The exercise: Examine each line of the data. Copy those that contain the string "with".

Exercise material:
»»

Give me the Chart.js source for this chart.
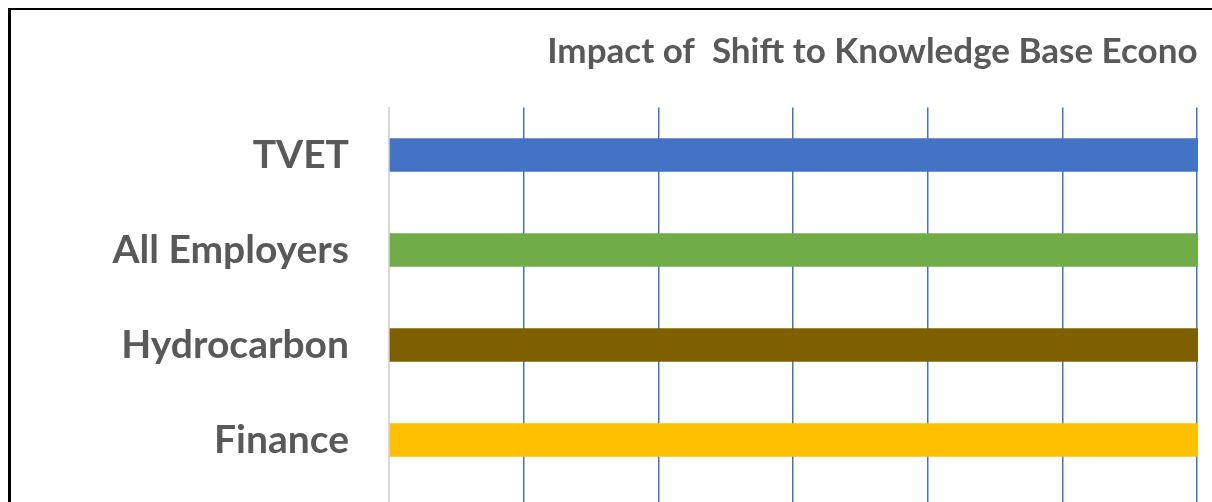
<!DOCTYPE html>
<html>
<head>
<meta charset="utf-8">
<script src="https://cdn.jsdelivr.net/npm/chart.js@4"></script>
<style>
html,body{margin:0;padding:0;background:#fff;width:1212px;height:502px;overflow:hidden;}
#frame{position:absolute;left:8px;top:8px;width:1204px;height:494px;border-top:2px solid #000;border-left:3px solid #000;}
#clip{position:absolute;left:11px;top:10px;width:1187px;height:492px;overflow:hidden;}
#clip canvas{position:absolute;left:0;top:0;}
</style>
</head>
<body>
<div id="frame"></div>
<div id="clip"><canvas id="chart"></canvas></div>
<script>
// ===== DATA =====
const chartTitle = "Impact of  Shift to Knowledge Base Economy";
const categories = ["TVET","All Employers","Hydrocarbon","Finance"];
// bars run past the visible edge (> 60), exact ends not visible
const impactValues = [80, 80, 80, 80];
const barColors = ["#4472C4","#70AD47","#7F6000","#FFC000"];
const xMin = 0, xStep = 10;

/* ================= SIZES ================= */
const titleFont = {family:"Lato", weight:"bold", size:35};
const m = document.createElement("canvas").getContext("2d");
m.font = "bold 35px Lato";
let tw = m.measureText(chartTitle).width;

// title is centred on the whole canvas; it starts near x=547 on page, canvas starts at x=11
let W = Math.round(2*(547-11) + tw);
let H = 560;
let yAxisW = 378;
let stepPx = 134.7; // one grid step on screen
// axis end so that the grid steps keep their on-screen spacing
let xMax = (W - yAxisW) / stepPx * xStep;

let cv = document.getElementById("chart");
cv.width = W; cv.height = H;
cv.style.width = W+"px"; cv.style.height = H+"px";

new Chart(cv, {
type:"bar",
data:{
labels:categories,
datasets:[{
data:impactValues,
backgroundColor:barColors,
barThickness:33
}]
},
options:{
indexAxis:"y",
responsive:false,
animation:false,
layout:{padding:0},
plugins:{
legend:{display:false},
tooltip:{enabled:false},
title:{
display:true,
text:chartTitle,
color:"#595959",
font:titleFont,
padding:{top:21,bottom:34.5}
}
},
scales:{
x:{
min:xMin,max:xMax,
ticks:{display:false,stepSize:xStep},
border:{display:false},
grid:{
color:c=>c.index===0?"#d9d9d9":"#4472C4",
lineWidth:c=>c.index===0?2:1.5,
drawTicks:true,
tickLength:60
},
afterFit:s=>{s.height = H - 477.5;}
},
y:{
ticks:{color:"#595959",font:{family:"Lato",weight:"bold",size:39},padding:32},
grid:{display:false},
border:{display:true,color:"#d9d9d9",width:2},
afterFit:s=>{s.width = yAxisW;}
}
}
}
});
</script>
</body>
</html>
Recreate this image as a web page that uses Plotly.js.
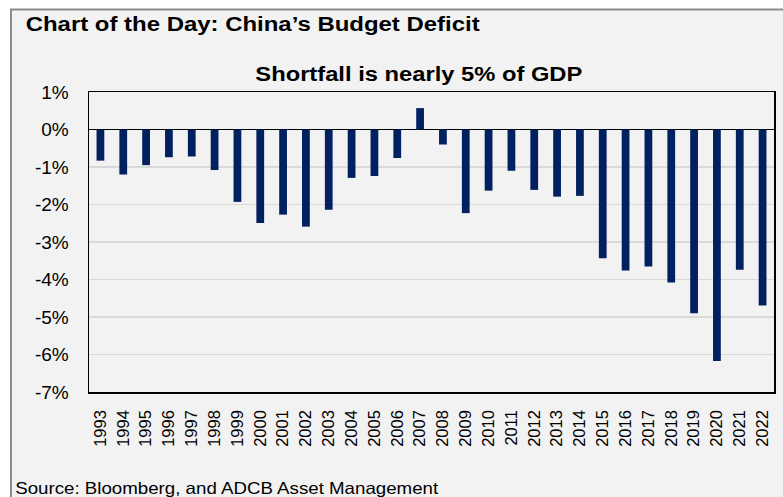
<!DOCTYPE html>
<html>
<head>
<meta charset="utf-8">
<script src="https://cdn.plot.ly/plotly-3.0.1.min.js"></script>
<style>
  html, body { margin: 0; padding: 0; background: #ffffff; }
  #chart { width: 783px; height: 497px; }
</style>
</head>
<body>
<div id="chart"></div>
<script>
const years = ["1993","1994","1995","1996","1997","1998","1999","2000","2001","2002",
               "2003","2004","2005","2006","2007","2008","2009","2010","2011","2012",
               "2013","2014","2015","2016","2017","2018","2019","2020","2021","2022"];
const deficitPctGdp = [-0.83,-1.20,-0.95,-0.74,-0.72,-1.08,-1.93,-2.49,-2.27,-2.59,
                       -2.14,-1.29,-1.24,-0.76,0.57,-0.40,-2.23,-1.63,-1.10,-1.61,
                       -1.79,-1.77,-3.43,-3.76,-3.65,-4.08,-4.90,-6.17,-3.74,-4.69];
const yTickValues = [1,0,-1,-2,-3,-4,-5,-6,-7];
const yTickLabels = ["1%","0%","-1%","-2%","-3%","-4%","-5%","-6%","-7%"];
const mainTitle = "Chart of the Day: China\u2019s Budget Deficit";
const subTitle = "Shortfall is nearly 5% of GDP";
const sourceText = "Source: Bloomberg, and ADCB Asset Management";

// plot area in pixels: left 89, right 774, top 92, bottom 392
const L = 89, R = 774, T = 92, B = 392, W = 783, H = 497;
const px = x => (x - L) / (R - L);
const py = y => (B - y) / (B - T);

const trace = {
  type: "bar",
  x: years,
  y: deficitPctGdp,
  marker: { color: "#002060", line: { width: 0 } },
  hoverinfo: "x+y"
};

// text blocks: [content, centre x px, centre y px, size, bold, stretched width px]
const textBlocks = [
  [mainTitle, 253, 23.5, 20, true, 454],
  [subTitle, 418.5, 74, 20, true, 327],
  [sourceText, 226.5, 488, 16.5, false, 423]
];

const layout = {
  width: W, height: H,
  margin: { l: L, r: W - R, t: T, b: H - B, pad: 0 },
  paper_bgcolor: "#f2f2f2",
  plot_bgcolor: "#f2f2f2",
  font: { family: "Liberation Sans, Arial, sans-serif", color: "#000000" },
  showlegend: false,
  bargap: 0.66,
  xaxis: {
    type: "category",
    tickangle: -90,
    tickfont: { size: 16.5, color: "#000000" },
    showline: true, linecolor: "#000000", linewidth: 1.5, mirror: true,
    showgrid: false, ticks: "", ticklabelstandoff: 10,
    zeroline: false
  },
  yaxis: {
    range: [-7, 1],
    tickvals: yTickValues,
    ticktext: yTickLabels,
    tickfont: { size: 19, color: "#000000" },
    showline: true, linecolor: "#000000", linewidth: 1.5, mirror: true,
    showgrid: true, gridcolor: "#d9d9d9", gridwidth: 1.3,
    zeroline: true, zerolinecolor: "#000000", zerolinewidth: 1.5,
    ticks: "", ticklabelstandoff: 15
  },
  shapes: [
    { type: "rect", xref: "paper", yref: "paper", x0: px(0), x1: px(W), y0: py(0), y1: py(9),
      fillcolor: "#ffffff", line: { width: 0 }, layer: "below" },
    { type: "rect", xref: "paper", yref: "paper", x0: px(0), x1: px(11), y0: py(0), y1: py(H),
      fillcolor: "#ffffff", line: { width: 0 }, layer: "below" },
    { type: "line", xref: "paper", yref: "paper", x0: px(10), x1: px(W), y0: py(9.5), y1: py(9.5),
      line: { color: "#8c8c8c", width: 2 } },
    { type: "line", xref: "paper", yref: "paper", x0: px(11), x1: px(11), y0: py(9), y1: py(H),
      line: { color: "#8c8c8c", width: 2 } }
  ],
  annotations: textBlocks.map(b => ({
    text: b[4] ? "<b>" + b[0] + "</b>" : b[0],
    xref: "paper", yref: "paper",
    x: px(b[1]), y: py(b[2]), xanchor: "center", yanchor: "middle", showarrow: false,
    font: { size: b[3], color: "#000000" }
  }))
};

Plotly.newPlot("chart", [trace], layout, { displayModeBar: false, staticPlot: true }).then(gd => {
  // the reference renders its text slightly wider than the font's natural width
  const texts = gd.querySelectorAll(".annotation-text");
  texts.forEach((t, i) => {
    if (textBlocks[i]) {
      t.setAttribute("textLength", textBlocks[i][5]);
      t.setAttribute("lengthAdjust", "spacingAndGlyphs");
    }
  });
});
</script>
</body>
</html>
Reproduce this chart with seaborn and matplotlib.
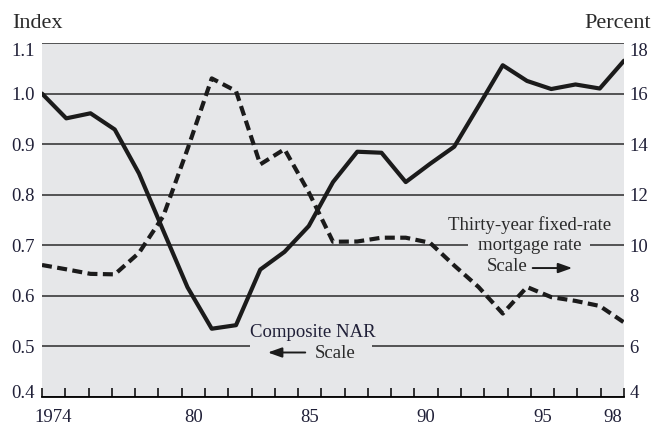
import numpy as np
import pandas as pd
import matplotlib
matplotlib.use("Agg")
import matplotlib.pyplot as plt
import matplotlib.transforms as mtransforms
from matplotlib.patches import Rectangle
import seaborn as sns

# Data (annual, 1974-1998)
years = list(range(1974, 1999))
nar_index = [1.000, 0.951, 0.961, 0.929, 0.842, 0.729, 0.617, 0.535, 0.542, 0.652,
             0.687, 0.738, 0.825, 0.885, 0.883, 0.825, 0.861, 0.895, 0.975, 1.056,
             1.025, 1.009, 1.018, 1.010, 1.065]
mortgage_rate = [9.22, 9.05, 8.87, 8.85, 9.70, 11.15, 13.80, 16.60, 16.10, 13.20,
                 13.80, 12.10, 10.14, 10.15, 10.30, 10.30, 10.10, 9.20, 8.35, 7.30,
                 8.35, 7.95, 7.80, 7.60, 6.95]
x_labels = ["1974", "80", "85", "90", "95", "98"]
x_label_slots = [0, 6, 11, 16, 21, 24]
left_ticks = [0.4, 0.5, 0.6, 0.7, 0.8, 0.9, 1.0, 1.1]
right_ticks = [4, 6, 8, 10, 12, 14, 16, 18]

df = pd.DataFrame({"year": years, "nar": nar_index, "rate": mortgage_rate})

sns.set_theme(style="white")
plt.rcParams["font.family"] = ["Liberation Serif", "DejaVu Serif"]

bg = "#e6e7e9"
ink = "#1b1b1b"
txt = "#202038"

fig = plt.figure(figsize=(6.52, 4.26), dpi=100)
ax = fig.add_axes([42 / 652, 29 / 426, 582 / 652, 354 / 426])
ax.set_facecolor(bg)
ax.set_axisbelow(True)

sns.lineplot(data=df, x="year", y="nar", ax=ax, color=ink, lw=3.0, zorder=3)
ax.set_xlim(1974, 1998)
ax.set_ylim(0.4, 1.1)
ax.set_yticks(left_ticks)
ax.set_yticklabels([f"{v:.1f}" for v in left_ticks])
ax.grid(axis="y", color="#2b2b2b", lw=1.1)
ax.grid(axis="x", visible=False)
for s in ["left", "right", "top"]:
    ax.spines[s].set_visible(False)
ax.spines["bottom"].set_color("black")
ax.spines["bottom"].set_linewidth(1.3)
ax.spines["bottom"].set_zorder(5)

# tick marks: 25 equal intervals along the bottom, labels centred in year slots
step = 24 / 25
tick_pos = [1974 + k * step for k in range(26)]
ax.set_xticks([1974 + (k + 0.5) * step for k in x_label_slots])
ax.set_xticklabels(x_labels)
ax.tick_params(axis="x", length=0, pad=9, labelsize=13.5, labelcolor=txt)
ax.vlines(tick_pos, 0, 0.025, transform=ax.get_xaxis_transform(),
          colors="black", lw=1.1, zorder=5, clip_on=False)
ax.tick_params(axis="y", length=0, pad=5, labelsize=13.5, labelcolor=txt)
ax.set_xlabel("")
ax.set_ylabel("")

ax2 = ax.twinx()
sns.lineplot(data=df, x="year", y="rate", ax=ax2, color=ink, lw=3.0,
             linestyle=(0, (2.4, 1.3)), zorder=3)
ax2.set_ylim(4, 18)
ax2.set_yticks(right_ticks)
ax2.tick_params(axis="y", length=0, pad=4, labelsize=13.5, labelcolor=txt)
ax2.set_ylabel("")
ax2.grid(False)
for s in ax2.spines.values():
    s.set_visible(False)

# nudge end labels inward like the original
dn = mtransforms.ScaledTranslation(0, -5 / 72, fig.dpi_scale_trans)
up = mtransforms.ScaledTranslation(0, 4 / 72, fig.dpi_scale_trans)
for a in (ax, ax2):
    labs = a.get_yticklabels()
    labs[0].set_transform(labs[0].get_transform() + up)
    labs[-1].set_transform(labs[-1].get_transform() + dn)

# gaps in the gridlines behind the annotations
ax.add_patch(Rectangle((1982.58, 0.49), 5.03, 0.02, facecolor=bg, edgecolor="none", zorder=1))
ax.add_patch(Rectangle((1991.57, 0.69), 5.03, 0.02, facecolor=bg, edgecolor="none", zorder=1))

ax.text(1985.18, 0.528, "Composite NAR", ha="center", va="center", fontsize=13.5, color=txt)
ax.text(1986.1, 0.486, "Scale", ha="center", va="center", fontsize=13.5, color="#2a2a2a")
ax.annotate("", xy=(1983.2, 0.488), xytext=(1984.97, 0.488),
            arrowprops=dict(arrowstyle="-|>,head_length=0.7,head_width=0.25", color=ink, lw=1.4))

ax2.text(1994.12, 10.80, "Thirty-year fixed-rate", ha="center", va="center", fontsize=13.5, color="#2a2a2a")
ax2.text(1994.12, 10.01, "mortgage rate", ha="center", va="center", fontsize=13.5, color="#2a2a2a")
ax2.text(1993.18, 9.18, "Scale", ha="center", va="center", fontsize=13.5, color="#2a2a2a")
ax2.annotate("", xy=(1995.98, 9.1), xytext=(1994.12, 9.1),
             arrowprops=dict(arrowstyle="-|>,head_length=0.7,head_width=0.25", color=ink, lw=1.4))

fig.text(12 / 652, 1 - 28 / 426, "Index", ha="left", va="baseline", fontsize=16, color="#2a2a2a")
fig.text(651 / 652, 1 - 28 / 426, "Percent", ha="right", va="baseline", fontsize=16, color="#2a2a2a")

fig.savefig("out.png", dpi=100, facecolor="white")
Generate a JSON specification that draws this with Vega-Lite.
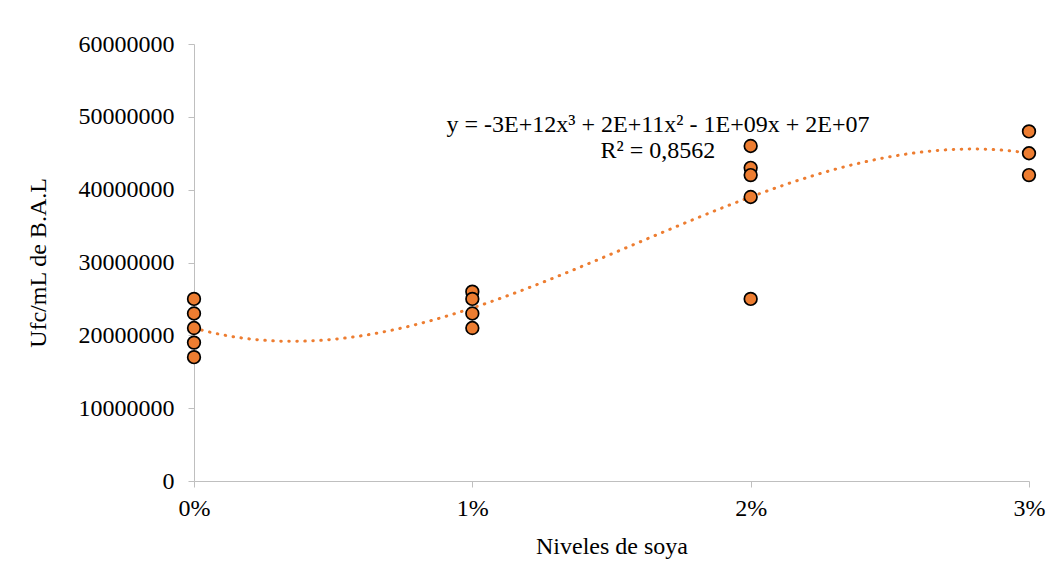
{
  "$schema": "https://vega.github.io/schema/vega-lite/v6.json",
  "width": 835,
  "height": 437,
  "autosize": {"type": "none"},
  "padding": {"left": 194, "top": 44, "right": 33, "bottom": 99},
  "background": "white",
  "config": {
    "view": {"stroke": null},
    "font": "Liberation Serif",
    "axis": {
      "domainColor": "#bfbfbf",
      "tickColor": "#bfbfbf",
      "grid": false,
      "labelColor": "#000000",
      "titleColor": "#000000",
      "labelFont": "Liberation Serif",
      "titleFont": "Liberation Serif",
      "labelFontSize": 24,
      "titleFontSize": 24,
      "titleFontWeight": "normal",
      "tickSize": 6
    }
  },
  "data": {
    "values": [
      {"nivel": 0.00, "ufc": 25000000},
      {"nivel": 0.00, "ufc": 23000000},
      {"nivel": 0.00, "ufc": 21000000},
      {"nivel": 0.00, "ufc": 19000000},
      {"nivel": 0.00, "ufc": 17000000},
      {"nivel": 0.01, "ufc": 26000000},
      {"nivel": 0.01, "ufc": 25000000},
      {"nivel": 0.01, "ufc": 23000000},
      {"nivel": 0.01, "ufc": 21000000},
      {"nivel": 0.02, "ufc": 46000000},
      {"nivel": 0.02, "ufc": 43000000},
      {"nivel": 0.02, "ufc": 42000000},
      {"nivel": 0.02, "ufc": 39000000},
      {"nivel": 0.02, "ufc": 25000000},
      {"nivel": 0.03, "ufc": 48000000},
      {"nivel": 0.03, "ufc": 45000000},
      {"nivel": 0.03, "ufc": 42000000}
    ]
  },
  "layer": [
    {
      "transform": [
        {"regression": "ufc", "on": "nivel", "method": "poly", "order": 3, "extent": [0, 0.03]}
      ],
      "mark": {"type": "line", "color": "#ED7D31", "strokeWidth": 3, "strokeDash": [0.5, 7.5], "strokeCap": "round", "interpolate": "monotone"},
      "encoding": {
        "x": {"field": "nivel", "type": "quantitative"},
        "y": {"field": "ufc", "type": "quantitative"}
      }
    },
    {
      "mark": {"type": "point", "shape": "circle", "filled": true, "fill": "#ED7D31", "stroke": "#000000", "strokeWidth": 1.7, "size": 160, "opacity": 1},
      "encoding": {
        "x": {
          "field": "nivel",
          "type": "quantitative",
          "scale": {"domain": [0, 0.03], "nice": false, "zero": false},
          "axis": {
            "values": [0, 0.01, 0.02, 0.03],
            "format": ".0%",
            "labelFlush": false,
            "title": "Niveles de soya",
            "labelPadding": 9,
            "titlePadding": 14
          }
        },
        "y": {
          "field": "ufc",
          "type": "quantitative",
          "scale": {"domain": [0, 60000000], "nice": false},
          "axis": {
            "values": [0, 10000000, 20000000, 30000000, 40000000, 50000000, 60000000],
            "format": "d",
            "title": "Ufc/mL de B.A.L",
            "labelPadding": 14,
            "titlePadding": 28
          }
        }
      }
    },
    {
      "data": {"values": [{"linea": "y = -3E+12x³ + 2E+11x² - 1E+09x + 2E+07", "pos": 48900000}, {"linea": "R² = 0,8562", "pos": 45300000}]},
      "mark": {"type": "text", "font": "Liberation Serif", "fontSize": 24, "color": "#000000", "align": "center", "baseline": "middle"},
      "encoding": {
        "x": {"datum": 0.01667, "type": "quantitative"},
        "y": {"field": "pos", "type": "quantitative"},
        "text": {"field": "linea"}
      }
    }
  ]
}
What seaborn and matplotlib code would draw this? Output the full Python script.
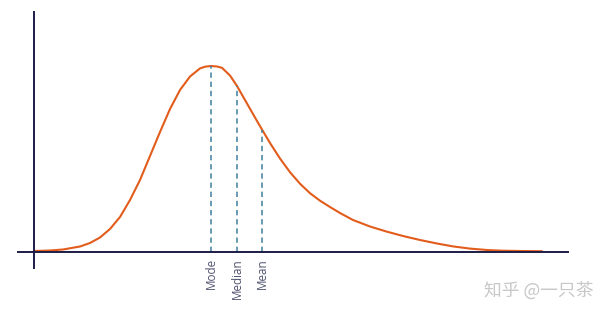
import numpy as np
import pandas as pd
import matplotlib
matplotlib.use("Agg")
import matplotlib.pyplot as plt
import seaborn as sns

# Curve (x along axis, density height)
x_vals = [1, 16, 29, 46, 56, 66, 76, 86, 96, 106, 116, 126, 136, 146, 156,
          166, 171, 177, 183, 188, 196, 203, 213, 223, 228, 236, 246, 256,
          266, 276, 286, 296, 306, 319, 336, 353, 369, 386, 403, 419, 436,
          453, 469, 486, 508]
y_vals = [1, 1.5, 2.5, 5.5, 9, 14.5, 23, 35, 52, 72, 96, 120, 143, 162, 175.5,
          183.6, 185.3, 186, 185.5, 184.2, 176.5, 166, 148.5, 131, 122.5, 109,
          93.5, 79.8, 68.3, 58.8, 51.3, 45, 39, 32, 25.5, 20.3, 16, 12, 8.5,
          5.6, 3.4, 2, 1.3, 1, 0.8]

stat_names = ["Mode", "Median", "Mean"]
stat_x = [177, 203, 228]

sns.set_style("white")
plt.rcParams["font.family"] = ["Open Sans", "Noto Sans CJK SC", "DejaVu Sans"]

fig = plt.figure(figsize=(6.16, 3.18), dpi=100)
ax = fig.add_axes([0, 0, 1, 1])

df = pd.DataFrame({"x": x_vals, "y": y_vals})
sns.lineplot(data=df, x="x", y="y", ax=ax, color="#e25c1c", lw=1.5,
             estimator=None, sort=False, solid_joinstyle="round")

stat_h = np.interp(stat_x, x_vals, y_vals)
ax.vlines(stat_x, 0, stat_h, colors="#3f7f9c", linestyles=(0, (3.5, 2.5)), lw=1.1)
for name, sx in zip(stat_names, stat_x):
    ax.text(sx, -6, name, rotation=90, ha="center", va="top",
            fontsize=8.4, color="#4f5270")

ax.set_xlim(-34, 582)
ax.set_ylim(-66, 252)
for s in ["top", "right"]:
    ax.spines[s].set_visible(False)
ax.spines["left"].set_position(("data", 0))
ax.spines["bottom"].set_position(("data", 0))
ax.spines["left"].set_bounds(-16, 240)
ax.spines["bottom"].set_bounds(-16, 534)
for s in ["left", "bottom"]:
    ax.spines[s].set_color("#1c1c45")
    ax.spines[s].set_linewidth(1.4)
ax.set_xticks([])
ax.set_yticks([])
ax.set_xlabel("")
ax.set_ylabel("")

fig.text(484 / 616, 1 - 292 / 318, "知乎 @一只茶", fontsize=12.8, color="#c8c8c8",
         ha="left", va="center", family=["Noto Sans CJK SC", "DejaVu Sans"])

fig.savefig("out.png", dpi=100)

««

Problem solution:
Reproduce this chart with seaborn and matplotlib.
Generate a JSON specification that draws this with Vega-Lite.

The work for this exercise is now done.